Tyrannical governments frequently try to buy off their citizens by getting them to believe that the only thing that matters is economic security and as long as they have that, then they won't care about tyranny and corruption (hence, the gratitude towards Mussolini for getting trains to run on time). That's a dangerous attitude.
Even if you focus most on economic issues, you ought to be glad that others are focused on issues of core liberty. A corrupt, tyrannical, lawless government rarely does much for its people in any area. There are issues I don't focus on much, but I'm glad others do focus on those issues, and I don't run around trying to denigrate the importance of those issues just because I have a different set of priorities to which I devote my attention.
The transcript from Countdown indicates that Ms Maddow said "purely overseas calls".

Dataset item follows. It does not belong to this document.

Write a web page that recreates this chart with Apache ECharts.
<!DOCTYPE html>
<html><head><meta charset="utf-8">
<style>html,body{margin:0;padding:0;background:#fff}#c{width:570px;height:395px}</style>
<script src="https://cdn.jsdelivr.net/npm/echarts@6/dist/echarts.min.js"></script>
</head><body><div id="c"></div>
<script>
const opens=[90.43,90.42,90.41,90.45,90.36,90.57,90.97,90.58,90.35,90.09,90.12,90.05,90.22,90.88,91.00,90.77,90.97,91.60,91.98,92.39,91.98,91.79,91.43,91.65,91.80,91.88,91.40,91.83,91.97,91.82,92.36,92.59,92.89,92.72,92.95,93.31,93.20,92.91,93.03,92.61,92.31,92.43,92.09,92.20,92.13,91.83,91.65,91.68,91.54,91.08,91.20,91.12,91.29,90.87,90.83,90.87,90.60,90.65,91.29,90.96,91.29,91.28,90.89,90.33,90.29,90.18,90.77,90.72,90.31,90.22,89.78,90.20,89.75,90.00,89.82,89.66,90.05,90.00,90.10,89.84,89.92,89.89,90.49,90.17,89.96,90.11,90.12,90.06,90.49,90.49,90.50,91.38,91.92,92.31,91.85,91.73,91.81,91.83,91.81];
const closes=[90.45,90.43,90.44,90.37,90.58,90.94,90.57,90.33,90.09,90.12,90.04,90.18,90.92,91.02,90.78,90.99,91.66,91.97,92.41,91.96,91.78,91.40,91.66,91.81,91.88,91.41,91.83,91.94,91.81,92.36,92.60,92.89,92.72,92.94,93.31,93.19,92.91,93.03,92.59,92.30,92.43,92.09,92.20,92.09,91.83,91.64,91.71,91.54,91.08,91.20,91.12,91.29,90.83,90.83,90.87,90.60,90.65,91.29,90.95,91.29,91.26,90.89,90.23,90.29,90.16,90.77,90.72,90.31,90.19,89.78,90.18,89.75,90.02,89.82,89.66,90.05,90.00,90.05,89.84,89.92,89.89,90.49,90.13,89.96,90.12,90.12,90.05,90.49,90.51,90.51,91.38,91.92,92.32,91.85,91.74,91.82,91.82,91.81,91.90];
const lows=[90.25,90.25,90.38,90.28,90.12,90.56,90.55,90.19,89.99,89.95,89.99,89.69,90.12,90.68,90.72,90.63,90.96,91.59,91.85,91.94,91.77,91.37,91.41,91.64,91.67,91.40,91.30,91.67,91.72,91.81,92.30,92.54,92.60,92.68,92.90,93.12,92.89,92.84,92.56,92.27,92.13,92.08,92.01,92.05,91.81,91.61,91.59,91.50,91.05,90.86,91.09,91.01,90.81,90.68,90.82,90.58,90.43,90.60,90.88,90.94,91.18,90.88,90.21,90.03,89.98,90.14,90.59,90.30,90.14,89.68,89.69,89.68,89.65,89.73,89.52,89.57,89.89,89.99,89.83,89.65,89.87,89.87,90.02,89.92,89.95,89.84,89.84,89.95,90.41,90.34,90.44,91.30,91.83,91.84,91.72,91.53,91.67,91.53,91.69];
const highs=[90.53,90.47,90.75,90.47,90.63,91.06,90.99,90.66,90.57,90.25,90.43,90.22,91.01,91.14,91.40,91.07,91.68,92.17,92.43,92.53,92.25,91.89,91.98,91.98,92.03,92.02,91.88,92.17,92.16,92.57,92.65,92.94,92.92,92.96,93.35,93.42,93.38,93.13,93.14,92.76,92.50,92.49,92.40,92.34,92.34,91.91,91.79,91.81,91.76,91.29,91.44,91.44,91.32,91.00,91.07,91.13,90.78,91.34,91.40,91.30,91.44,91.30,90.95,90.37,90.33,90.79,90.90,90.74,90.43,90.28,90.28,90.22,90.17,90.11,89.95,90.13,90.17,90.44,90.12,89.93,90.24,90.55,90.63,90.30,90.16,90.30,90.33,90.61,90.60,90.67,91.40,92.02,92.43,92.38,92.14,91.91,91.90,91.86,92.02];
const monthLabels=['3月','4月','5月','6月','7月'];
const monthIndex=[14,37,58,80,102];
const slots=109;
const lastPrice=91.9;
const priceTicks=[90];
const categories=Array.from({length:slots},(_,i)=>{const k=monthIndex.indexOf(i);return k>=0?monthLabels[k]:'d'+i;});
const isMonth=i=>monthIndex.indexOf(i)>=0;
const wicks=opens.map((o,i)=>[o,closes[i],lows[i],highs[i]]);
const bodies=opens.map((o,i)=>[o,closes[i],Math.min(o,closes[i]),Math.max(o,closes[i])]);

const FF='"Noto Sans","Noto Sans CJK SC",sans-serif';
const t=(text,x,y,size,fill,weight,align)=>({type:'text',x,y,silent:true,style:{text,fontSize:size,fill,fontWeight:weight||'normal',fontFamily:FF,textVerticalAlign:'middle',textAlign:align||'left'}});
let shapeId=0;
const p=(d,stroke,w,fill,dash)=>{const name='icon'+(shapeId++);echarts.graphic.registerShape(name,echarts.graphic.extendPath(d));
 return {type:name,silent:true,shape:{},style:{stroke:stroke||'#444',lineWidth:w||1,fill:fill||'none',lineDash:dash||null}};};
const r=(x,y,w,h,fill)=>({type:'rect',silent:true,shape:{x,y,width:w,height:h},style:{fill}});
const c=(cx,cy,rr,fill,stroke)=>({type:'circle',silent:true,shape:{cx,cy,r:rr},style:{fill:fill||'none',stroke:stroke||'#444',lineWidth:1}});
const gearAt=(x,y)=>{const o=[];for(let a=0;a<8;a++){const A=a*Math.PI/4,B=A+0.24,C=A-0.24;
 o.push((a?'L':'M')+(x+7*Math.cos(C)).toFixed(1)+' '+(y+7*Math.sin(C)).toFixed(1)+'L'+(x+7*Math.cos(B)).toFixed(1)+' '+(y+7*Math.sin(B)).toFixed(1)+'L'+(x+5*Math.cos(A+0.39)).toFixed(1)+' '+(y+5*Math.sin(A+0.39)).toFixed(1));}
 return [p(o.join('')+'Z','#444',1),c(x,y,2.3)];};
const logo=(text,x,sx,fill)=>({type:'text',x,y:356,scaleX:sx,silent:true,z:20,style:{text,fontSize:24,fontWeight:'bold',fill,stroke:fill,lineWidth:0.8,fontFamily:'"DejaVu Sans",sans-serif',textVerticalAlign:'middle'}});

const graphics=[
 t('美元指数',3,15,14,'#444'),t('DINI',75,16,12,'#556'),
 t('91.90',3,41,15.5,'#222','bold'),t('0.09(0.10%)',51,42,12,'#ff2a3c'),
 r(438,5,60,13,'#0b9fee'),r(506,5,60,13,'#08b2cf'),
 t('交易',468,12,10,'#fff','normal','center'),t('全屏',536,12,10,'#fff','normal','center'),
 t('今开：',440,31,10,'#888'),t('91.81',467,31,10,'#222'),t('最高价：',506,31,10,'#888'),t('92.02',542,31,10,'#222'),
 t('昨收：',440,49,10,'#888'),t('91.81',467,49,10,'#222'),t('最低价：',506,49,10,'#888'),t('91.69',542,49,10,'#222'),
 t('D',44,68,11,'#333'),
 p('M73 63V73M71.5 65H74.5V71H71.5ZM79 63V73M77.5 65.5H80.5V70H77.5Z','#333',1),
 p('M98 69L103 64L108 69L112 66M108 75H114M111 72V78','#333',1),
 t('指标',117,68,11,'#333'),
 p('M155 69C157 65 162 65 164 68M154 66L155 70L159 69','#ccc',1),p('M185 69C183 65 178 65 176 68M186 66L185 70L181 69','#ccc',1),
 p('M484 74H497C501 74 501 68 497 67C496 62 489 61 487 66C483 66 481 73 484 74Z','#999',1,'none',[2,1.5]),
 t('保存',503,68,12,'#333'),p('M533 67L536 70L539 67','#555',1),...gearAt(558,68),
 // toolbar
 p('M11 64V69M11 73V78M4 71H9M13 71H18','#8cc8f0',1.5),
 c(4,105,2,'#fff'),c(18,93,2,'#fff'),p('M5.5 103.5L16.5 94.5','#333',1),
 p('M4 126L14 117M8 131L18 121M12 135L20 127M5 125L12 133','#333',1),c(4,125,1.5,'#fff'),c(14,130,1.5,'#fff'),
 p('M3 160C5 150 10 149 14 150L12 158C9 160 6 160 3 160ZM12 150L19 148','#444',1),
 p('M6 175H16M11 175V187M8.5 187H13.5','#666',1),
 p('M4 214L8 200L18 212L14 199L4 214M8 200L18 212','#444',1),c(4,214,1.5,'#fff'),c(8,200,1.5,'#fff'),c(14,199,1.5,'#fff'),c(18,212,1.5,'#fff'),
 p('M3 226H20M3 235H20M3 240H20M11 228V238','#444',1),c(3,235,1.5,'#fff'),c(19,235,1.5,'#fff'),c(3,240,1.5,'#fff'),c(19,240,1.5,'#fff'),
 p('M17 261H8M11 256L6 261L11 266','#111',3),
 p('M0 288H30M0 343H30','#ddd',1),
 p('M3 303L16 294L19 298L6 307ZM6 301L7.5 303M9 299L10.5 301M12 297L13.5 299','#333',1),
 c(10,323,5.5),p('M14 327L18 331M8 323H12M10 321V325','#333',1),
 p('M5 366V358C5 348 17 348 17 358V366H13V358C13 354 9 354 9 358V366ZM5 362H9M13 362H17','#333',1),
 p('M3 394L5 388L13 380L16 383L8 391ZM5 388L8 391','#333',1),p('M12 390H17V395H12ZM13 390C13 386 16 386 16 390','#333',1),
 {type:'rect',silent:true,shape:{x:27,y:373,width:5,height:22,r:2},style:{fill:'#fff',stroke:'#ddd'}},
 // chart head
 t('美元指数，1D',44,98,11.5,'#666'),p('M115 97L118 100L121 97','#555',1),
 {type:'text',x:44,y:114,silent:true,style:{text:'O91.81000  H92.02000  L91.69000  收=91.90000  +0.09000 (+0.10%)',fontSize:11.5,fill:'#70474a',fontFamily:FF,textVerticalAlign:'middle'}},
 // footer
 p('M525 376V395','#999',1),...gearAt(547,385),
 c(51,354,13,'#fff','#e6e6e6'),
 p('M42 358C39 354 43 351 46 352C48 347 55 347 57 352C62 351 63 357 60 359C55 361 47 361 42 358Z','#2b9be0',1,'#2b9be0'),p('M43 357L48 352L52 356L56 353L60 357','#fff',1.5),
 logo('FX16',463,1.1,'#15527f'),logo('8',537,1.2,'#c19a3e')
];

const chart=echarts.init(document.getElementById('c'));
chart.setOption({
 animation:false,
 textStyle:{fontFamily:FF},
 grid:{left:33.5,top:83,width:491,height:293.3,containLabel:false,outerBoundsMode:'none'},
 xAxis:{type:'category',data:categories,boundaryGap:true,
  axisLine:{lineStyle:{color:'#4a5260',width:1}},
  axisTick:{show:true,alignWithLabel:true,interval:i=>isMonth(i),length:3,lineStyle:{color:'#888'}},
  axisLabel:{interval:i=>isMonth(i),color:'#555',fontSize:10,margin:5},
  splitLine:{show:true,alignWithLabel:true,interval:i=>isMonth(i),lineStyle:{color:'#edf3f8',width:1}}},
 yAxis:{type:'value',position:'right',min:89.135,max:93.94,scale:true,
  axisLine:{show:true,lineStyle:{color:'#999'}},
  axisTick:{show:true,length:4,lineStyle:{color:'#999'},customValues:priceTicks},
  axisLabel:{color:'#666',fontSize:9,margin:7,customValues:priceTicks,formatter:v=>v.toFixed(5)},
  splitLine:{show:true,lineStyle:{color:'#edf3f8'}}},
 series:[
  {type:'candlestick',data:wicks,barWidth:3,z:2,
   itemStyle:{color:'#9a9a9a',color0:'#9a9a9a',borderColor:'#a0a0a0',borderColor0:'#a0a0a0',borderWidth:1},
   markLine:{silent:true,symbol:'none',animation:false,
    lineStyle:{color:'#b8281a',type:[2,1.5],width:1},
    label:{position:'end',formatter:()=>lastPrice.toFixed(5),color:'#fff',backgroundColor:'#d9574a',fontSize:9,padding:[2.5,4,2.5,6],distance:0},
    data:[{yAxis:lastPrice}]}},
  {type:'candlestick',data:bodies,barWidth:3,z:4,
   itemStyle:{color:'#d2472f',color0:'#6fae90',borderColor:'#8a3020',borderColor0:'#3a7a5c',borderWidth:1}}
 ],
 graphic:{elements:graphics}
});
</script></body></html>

This is specifically what I am trying to address. From reading Title 50 Chapter 36, it is readily apparent that the AG has always had the authority to tap purely overseas calls without warrants.
I would much prefer people talk about this more accurately (i.e. "the problem is email not phone calls") which is why I try to bring this up. I've even heard advanced versions of this where terrorist A signs into gmail, writes a draft, and doesn't send it, and then terrorist B signs into gmail and reads the draft, writes a new response without sending, etc. In this way, the email technically never leaves Google's US servers, creating the geographic issues with determining where the sender/recipient are.
Further, I think the reason FISC smacked it down is because they sucked in all emails without making sure they're foreign-foreign (in order to handle the scenario above involving drafts), which would indeed violate 50 USC 1802(a)(1).
Last night I was writing a blog entry (click my name) on this and something very funny happened that I'll relate here. I was looking for a clip of "Kneel before Zod" from Superman 2, to make the point that unlike Superman Congress would do as commanded and kneel.
I googled for a clip and the second link was to RedState, to a post titled "Kneel Before Zod", gloating about the Democratic FISA capitulation.
I'd also like to add, Jonathan, that much of people's outrage on this issue stems from how politically needless it was to support telecom immunity and expansion of surveillance power.
That is, even from a purely political perspective, leaving aside the mountain of substantive arguments against immunity and removing more checks from surveillance, voting for these FISA amendments has brought and will bring few (if any) political benefits to those supporting them.
So, this isn't an issue of economic security vs. civil liberties. There's absolutely no reason those two concepts have to be mutually exclusive. That's what has been so frustrating about this issue. The Republicans just walk up and say "boo!" and Democrats instantly think that means a monster is about to eat them.